Mr Whitlam said that the Australian opposition's recent record of defending the rights of citizens and improving the functioning of governance was "abysmal".

He also said that the Labor party seemed to have ignored the fact that the incumbent government has an advantage in determining election dates. "They don't seem to care that the national elections are held on the date which the incumbent prime minister calculates will give the biggest advantage to his party," he said.

"In this way, he restricts the capacity of the alternative government to choose candidates, prepare policies and plan campaigns."

As well, Mr Whitlam voiced his belief that Labor should push for fixed four-year terms, much the same as those which operate in some Australian states.

Mr Whitlam said the joint standing committee on electoral affairs' report last year, which found that election terms should be fixed for three-years at the least could be used to push for reform.
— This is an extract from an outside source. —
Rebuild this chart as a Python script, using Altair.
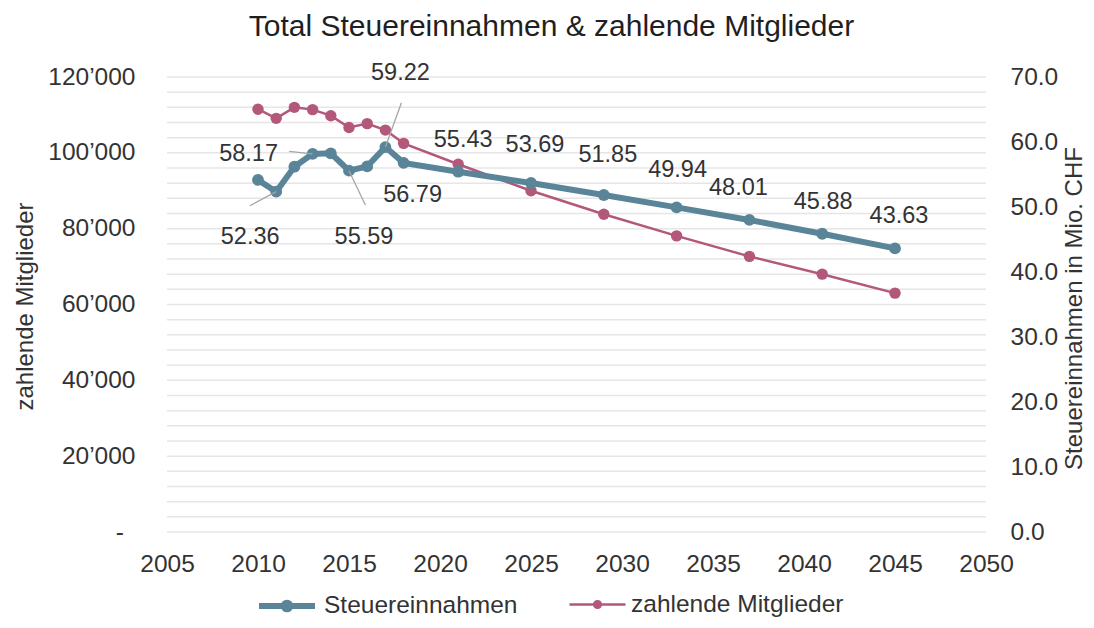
import altair as alt
import pandas as pd

# ---------------- data ----------------
years = [2010, 2011, 2012, 2013, 2014, 2015, 2016, 2017, 2018,
         2021, 2025, 2029, 2033, 2037, 2041, 2045]
steuer = [54.17, 52.36, 56.20, 58.17, 58.25, 55.59, 56.25, 59.22, 56.79,
          55.43, 53.69, 51.85, 49.94, 48.01, 45.88, 43.63]
mitglieder = [111500, 109100, 112000, 111400, 109800, 106700, 107700, 106000, 102500,
              97000, 90000, 83800, 78100, 72700, 68000, 63000]

series_names = ["Steuereinnahmen", "zahlende Mitglieder"]

label_years = [2011, 2013, 2015, 2017, 2018, 2021, 2025, 2029, 2033, 2037, 2041, 2045]

leader_years = [2011, 2013, 2015, 2017]
leader_end_year = [2009.55, 2011.71, 2015.9, 2017.88]
leader_end_val = [50.2, 58.55, 50.3, 66.05]

x_ticks = [2005, 2010, 2015, 2020, 2025, 2030, 2035, 2040, 2045, 2050]
left_ticks = [0, 20000, 40000, 60000, 80000, 100000, 120000]
right_ticks = [0, 10, 20, 30, 40, 50, 60, 70]
grid_values = list(range(0, 120001, 4000))

# ---------------- styles ----------------
FONT = "Liberation Sans"
TXT = "#333333"
BLUE = "#5a8599"
PINK = "#b3587a"
GRID = "#e6e6e6"
W, H = 819, 455

# label offsets (pixels) for each labelled point, in label_years order
label_dx = [-26, -64, 15, 15, 9, 5, 4, 4, 1, -11, 1, 4]
label_dy = [45, 0, 66, -74, 32, -32, -38, -40, -37, -32, -32, -32]

df = pd.DataFrame({"year": years, "steuer": steuer, "mitglieder": mitglieder})
df["s_blue"] = series_names[0]
df["s_pink"] = series_names[1]

df_grid = pd.DataFrame({"g": grid_values})
df_grid["x0"] = x_ticks[0]
df_grid["x1"] = x_ticks[-1]

pt = dict(zip(years, steuer))
df_lead = pd.DataFrame({
    "year": leader_years,
    "val": [pt[y] for y in leader_years],
    "ey": leader_end_year,
    "ev": leader_end_val,
})

xs = alt.Scale(domain=[x_ticks[0], x_ticks[-1]], nice=False, zero=False)
ls = alt.Scale(domain=[0, 120000], nice=False, zero=True)
rs = alt.Scale(domain=[0, 70], nice=False, zero=True)

x_axis = alt.Axis(values=x_ticks, format="d", labelFontSize=24.5, labelFont=FONT,
                  labelColor=TXT, labelPadding=20, ticks=False, domain=False,
                  grid=False, title=None, labelFlush=False, labelOverlap=False)

left_axis = alt.Axis(
    orient="left", values=left_ticks,
    labelExpr="datum.value == 0 ? '-\u00a0\u2009\u200b' : replace(format(datum.value, ','), ',', '\u2019')",
    labelFontSize=24.5, labelFont=FONT, labelColor=TXT, labelPadding=32,
    ticks=False, domain=False, grid=False, labelFlush=False, labelOverlap=False,
    title="zahlende Mitglieder", titleFont=FONT, titleFontSize=24,
    titleFontWeight="normal", titleColor=TXT, titleAngle=270,
    titleX=-142, titleY=229, titleBaseline="middle", titleAlign="center")

right_axis = alt.Axis(
    orient="right", values=right_ticks, format=".1f",
    labelFontSize=24.5, labelFont=FONT, labelColor=TXT, labelPadding=24,
    ticks=False, domain=False, grid=False, labelFlush=False, labelOverlap=False,
    title="Steuereinnahmen in Mio. CHF", titleFont=FONT, titleFontSize=24,
    titleFontWeight="normal", titleColor=TXT, titleAngle=270,
    titleX=88, titleY=231, titleBaseline="middle", titleAlign="center")

SYM = "M-1,0L1,0M-0.12,0A0.12,0.12,0,1,1,0.12,0A0.12,0.12,0,1,1,-0.12,0Z"


def legend(x, color, sw, offset):
    return alt.Legend(orient="none", legendX=x, legendY=498, direction="horizontal",
                      title=None, symbolType=SYM, symbolSize=3136,
                      symbolStrokeWidth=sw, symbolFillColor=color,
                      symbolStrokeColor=color, labelFontSize=24.5, labelFont=FONT,
                      labelColor=TXT, labelOffset=offset, labelLimit=500, padding=0)


# ---------------- pink (left axis) ----------------
grid = alt.Chart(df_grid).mark_rule(color=GRID, strokeWidth=1.5).encode(
    x=alt.X("x0:Q", scale=xs, axis=x_axis), x2="x1:Q",
    y=alt.Y("g:Q", scale=ls, axis=left_axis))

pink_line = alt.Chart(df).mark_line(strokeWidth=2.5).encode(
    x=alt.X("year:Q", scale=xs, axis=x_axis),
    y=alt.Y("mitglieder:Q", scale=ls, axis=left_axis),
    color=alt.Color("s_pink:N", scale=alt.Scale(domain=[series_names[1]], range=[PINK]),
                    legend=legend(401, PINK, 2.5, 4)))

pink_pts = alt.Chart(df).mark_circle(size=130, color=PINK, opacity=1).encode(
    x=alt.X("year:Q", scale=xs, axis=x_axis),
    y=alt.Y("mitglieder:Q", scale=ls, axis=left_axis))

pink_group = alt.layer(grid, pink_line, pink_pts)

# ---------------- blue (right axis) ----------------
blue_line = alt.Chart(df).mark_line(strokeWidth=6).encode(
    x=alt.X("year:Q", scale=xs, axis=x_axis),
    y=alt.Y("steuer:Q", scale=rs, axis=right_axis),
    color=alt.Color("s_blue:N", scale=alt.Scale(domain=[series_names[0]], range=[BLUE]),
                    legend=legend(89, BLUE, 6, 6)))

blue_pts = alt.Chart(df).mark_circle(size=140, color=BLUE, opacity=1).encode(
    x=alt.X("year:Q", scale=xs, axis=x_axis),
    y=alt.Y("steuer:Q", scale=rs, axis=right_axis))

leaders = alt.Chart(df_lead).mark_rule(color="#a6a6a6", strokeWidth=1.3).encode(
    x=alt.X("year:Q", scale=xs, axis=x_axis), x2="ey:Q",
    y=alt.Y("val:Q", scale=rs, axis=right_axis), y2="ev:Q")

labels = []
for i, yr in enumerate(label_years):
    labels.append(
        alt.Chart(df).transform_filter(alt.datum.year == yr)
        .mark_text(dx=label_dx[i], dy=label_dy[i], fontSize=23.5, font=FONT, color=TXT)
        .encode(x=alt.X("year:Q", scale=xs, axis=x_axis),
                y=alt.Y("steuer:Q", scale=rs, axis=right_axis),
                text=alt.Text("steuer:Q", format=".2f")))

blue_group = alt.layer(blue_line, blue_pts, leaders, *labels)

chart = (
    alt.layer(pink_group, blue_group)
    .resolve_scale(y="independent", color="independent")
    .properties(
        width=W, height=H,
        title=alt.TitleParams(text="Total Steuereinnahmen & zahlende Mitglieder",
                              fontSize=30, font=FONT, fontWeight="normal",
                              color="#1f1f1f", anchor="middle", frame="group",
                              dx=-25, offset=19),
        autosize=alt.AutoSizeParams(type="none"),
        padding={"left": 159, "top": 69, "right": 100, "bottom": 88},
        background="white",
    )
    .configure_view(strokeWidth=0)
)

chart.save("out.html", embed_options={"renderer": "svg", "actions": False})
Mr Whitlam added that it has long been Labor party policy for Australia to fix four-year terms for both houses of parliament.

Mr Whitlam said the issue of electoral reform was urgent. "Referendum proposals must be submitted to the electors... not less than two nor more than six months after they have been passed by an absolute majority in each house of the Parliament. The issue is urgent."

Mr Whitlam also warned that if Labor won the next election that it would be frustrated by a coalition majority in the senate. Senators are elected for six-year terms with half of them due for re-election every three-years.